What do you call a bull that runs into a threshing machine?
Hamburger.
Question: Why does Tigger smell?
Answer: You'd smell too if you played with Pooh all day!
As horses say to one another.
Any friend of yours is a palomino!
One day, a priest was walking through a forest, when he came upon a pond.
On the pond was a lily-pad, and on the lily-pad was the saddest frog the priest had ever seen!
"Dear frog" the priest asked, "what is the matter? Why re you so sad?"
"Well," said the frog, "I was not always a frog."
"Tell me more" said the priest.
"One day, I was waslking through these woods when I came upon a wicked witch. 'Stand aside witch' I said to her. But alas, she called me a nasty cheeky boy and turned me into a frog."

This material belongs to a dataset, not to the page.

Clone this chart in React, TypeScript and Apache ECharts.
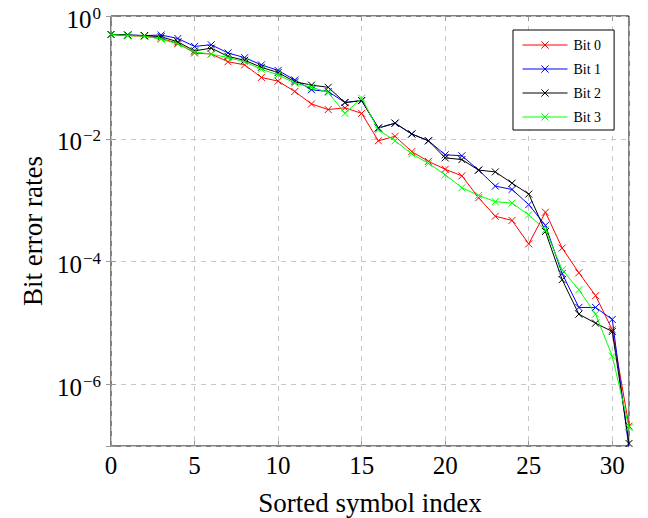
import React, { useEffect, useRef } from "react";
import * as echarts from "echarts";

const symbolIndex = [0, 1, 2, 3, 4, 5, 6, 7, 8, 9, 10, 11, 12, 13, 14, 15, 16, 17, 18, 19, 20, 21, 22, 23, 24, 25, 26, 27, 28, 29, 30, 31];

const bit0 = [0.5, 0.48, 0.47, 0.43, 0.36, 0.25, 0.24, 0.18, 0.16, 0.1, 0.087, 0.059, 0.037, 0.03, 0.032, 0.026, 0.0093, 0.011, 0.0062, 0.0043, 0.0032, 0.0025, 0.0011, 0.00055, 0.00047, 0.000195, 0.00064, 0.000167, 6.6e-5, 2.8e-5, 7.8e-6, 2.1e-7];
const bit1 = [0.5, 0.49, 0.48, 0.49, 0.43, 0.32, 0.34, 0.25, 0.21, 0.16, 0.13, 0.091, 0.063, 0.059, 0.039, 0.042, 0.015, 0.018, 0.012, 0.0093, 0.0055, 0.0053, 0.0031, 0.0017, 0.0015, 0.00085, 0.00039, 6.4e-5, 1.8e-5, 1.8e-5, 1.15e-5, 9e-8];
const bit2 = [0.5, 0.49, 0.48, 0.46, 0.38, 0.27, 0.3, 0.22, 0.19, 0.146, 0.12, 0.085, 0.075, 0.069, 0.039, 0.042, 0.015, 0.018, 0.012, 0.0093, 0.0049, 0.0046, 0.0031, 0.0029, 0.0019, 0.00126, 0.00031, 5.1e-5, 1.4e-5, 1.0e-5, 7.3e-6, 1.1e-7];
const bit3 = [0.5, 0.48, 0.47, 0.42, 0.35, 0.26, 0.24, 0.21, 0.18, 0.136, 0.11, 0.081, 0.069, 0.057, 0.026, 0.046, 0.014, 0.0093, 0.0057, 0.004, 0.0026, 0.0016, 0.0012, 0.00095, 0.0009, 0.00058, 0.00033, 7.4e-5, 3.5e-5, 1.4e-5, 2.9e-6, 2.0e-7];

const seriesNames = ["Bit 0", "Bit 1", "Bit 2", "Bit 3"];
const seriesColors = ["#ff0000", "#0000ff", "#000000", "#00ff00"];
const seriesValues = [bit0, bit1, bit2, bit3];

const X_SYMBOL = "path://M0,0L10,10M10,0L0,10";
const FONT = "Liberation Serif";

export default function App() {
  const ref = useRef<HTMLDivElement>(null);
  useEffect(() => {
    if (!ref.current) return;
    const chart = echarts.init(ref.current, undefined, { renderer: "svg" });
    const tickStyle = { show: true, inside: true, length: 5, lineStyle: { color: "#999", width: 1 } };
    const yFormatter = (v: number) => {
      const e = Math.round(Math.log10(v));
      if (e % 2 !== 0) return "";
      return `{b|10}{s|${e === 0 ? "0" : "\u2212" + -e}}`;
    };
    chart.setOption({
      animation: false,
      textStyle: { fontFamily: FONT },
      grid: {
        left: 111,
        right: 19,
        top: 16,
        bottom: 72,
        containLabel: false,
        outerBoundsMode: "none",
        show: true,
        borderColor: "#000",
        borderWidth: 1,
        backgroundColor: "transparent",
      },
      legend: {
        orient: "vertical",
        left: 513,
        top: 30,
        padding: [8, 13, 6, 9],
        itemWidth: 45,
        itemHeight: 9,
        itemGap: 10,
        backgroundColor: "#fff",
        borderColor: "#000",
        borderWidth: 1,
        borderRadius: 0,
        itemStyle: { borderWidth: 1 },
        lineStyle: { width: 1 },
        textStyle: { fontFamily: FONT, fontSize: 14, lineHeight: 14, color: "#000", padding: [0, 0, 0, 1] },
        data: seriesNames,
      },
      xAxis: [
        {
          type: "value",
          min: 0,
          max: 31,
          interval: 5,
          name: "Sorted symbol index",
          nameLocation: "middle",
          nameGap: 43,
          nameTextStyle: { fontFamily: FONT, fontSize: 27, color: "#000" },
          axisLine: { show: false },
          axisTick: tickStyle,
          axisLabel: {
            fontFamily: FONT,
            fontSize: 25,
            color: "#000",
            margin: 7,
            formatter: (v: number) => (v % 5 === 0 ? String(v) : ""),
          },
          splitLine: { show: true, lineStyle: { color: "#c8c8c8", type: [5, 5], width: 1 } },
        },
        {
          type: "value",
          position: "top",
          min: 0,
          max: 31,
          interval: 5,
          axisLine: { show: false },
          axisTick: tickStyle,
          axisLabel: { show: false },
          splitLine: { show: false },
        },
      ],
      yAxis: [
        {
          type: "log",
          logBase: 100,
          min: 1e-7,
          max: 1,
          name: "Bit error rates",
          nameLocation: "middle",
          nameGap: 62,
          nameTextStyle: { fontFamily: FONT, fontSize: 27, color: "#000" },
          axisLine: { show: false },
          axisTick: tickStyle,
          minorTick: { show: false },
          axisLabel: {
            fontFamily: FONT,
            color: "#000",
            margin: 10,
            formatter: yFormatter,
            rich: {
              b: { fontFamily: FONT, fontSize: 25, color: "#000", lineHeight: 25, padding: [6, 0, 0, 0] },
              s: { fontFamily: FONT, fontSize: 17, color: "#000", lineHeight: 17, padding: [4, 0, 10, 1] },
            },
          },
          splitLine: { show: true, lineStyle: { color: "#c8c8c8", type: [5, 5], width: 1 } },
        },
        {
          type: "log",
          logBase: 100,
          min: 1e-7,
          max: 1,
          position: "right",
          axisLine: { show: false },
          axisTick: tickStyle,
          axisLabel: { show: false },
          splitLine: { show: false },
        },
      ],
      series: seriesNames.map((name, k) => ({
        name,
        type: "line",
        xAxisIndex: 0,
        yAxisIndex: 0,
        data: symbolIndex.map((x, i) => [x, seriesValues[k][i]]),
        symbol: X_SYMBOL,
        symbolSize: 7,
        showSymbol: true,
        color: seriesColors[k],
        lineStyle: { color: seriesColors[k], width: 1 },
        itemStyle: { color: seriesColors[k], borderColor: seriesColors[k], borderWidth: 1 },
        clip: true,
        z: 2 + k,
      })),
    });
    return () => chart.dispose();
  }, []);
  return <div ref={ref} style={{ position: "absolute", left: 0, top: 0, width: 648, height: 518 }} />;
}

"But that's terrible! Isn't there anything that can be done to reverse the spell?" asked the priest.
"Well" said the frog, "if a kind person were to take me home for the night, feed me and put me to sleep on their pillow, I am sure I would wake up human again."
"Well, this is your lucky day!" said the priest.
So he took the frog home, fed him and put him to sleep on his pillow. And lo and behold, when he woke up the next morning, there was a 10 year old choir boy in his bead!
"And that Your Honour, is the case for the Defence!"
What newspaper do cows read?
The Daily Moos.
What's red and green and goes at 100mph?
A frog in a blender.
What do you call a penguin in the desert?
Lost!
What did the flower say to be the bee?
"Buzz off you stupid ugly horny cunt."